> Aim of the exercise
Drop every picture and give the entries back exactly.

> Recorded data
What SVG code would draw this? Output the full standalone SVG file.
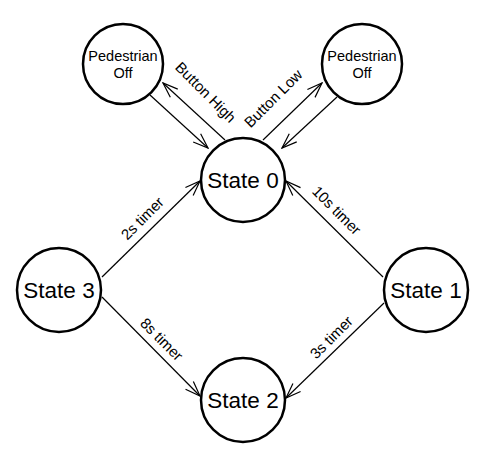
<svg xmlns="http://www.w3.org/2000/svg" width="485" height="460" viewBox="0 0 485 460">
<style>
.node circle{fill:#fff;stroke:#000;stroke-width:2.5}
.node text{font-family:"Liberation Sans",Arial,sans-serif;text-anchor:middle;fill:#000}
.big{font-size:22.5px}
.small{font-size:14.5px}
.edge line{stroke:#000;stroke-width:1.2;marker-end:url(#arr)}
.lbl{font-family:"Liberation Sans",Arial,sans-serif;font-size:15px;text-anchor:middle;fill:#000}
</style>
<defs>
<marker id="arr" markerUnits="userSpaceOnUse" viewBox="-16 -7 17 14" refX="0" refY="0" markerWidth="17" markerHeight="14" orient="auto">
<path d="M-15,-5.5 L0,0 L-15,5.5" fill="none" stroke="#000" stroke-width="1.2"/>
</marker>
</defs>
<rect width="485" height="460" fill="#fff"/>
<g id="connectors" class="edge">
<line x1="102" y1="277" x2="200" y2="181"/>
<line x1="383" y1="277" x2="286" y2="181"/>
<line x1="102" y1="297" x2="200" y2="396"/>
<line x1="384" y1="303" x2="286" y2="398"/>
<line x1="150" y1="95" x2="208" y2="148"/>
<line x1="225" y1="140" x2="163" y2="83"/>
<line x1="263" y1="140" x2="322" y2="83"/>
<line x1="337" y1="97" x2="282" y2="148"/>
</g>
<g id="labels">
<text class="lbl" transform="translate(202,96) rotate(45)">Button High</text>
<text class="lbl" transform="translate(277,102) rotate(-45)">Button Low</text>
<text class="lbl" transform="translate(146,222) rotate(-45)">2s timer</text>
<text class="lbl" transform="translate(333,214) rotate(45)">10s timer</text>
<text class="lbl" transform="translate(158,343) rotate(45)">8s timer</text>
<text class="lbl" transform="translate(335,341) rotate(-45)">3s timer</text>
</g>
<g id="state0" class="node"><circle cx="243" cy="180" r="42"/><text class="big" x="243" y="188">State 0</text></g>
<g id="state1" class="node"><circle cx="426" cy="290" r="42"/><text class="big" x="426" y="298">State 1</text></g>
<g id="state2" class="node"><circle cx="243" cy="400" r="42"/><text class="big" x="243" y="408">State 2</text></g>
<g id="state3" class="node"><circle cx="59" cy="290" r="42"/><text class="big" x="59" y="298">State 3</text></g>
<g id="pedL" class="node"><circle cx="123" cy="64" r="40"/><text class="small" x="123" y="61">Pedestrian</text><text class="small" x="123" y="78">Off</text></g>
<g id="pedR" class="node"><circle cx="362" cy="64" r="40"/><text class="small" x="362" y="61">Pedestrian</text><text class="small" x="362" y="78">Off</text></g>
</svg>
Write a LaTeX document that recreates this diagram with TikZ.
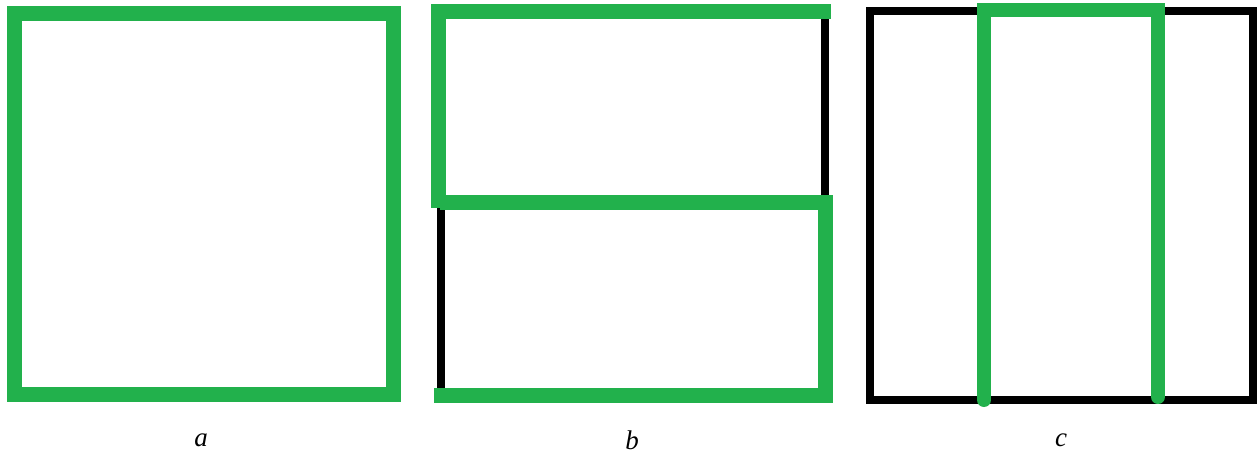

> Finished answer
What SVG code would draw this? Output the full standalone SVG file.
<svg xmlns="http://www.w3.org/2000/svg" width="485" height="460" viewBox="0 0 485 460">
<style>
.node circle{fill:#fff;stroke:#000;stroke-width:2.5}
.node text{font-family:"Liberation Sans",Arial,sans-serif;text-anchor:middle;fill:#000}
.big{font-size:22.5px}
.small{font-size:14.5px}
.edge line{stroke:#000;stroke-width:1.2;marker-end:url(#arr)}
.lbl{font-family:"Liberation Sans",Arial,sans-serif;font-size:15px;text-anchor:middle;fill:#000}
</style>
<defs>
<marker id="arr" markerUnits="userSpaceOnUse" viewBox="-16 -7 17 14" refX="0" refY="0" markerWidth="17" markerHeight="14" orient="auto">
<path d="M-15,-5.5 L0,0 L-15,5.5" fill="none" stroke="#000" stroke-width="1.2"/>
</marker>
</defs>
<rect width="485" height="460" fill="#fff"/>
<g id="connectors" class="edge">
<line x1="102" y1="277" x2="200" y2="181"/>
<line x1="383" y1="277" x2="286" y2="181"/>
<line x1="102" y1="297" x2="200" y2="396"/>
<line x1="384" y1="303" x2="286" y2="398"/>
<line x1="150" y1="95" x2="208" y2="148"/>
<line x1="225" y1="140" x2="163" y2="83"/>
<line x1="263" y1="140" x2="322" y2="83"/>
<line x1="337" y1="97" x2="282" y2="148"/>
</g>
<g id="labels">
<text class="lbl" transform="translate(202,96) rotate(45)">Button High</text>
<text class="lbl" transform="translate(277,102) rotate(-45)">Button Low</text>
<text class="lbl" transform="translate(146,222) rotate(-45)">2s timer</text>
<text class="lbl" transform="translate(333,214) rotate(45)">10s timer</text>
<text class="lbl" transform="translate(158,343) rotate(45)">8s timer</text>
<text class="lbl" transform="translate(335,341) rotate(-45)">3s timer</text>
</g>
<g id="state0" class="node"><circle cx="243" cy="180" r="42"/><text class="big" x="243" y="188">State 0</text></g>
<g id="state1" class="node"><circle cx="426" cy="290" r="42"/><text class="big" x="426" y="298">State 1</text></g>
<g id="state2" class="node"><circle cx="243" cy="400" r="42"/><text class="big" x="243" y="408">State 2</text></g>
<g id="state3" class="node"><circle cx="59" cy="290" r="42"/><text class="big" x="59" y="298">State 3</text></g>
<g id="pedL" class="node"><circle cx="123" cy="64" r="40"/><text class="small" x="123" y="61">Pedestrian</text><text class="small" x="123" y="78">Off</text></g>
<g id="pedR" class="node"><circle cx="362" cy="64" r="40"/><text class="small" x="362" y="61">Pedestrian</text><text class="small" x="362" y="78">Off</text></g>
</svg>
Write a LaTeX document that recreates this diagram with TikZ.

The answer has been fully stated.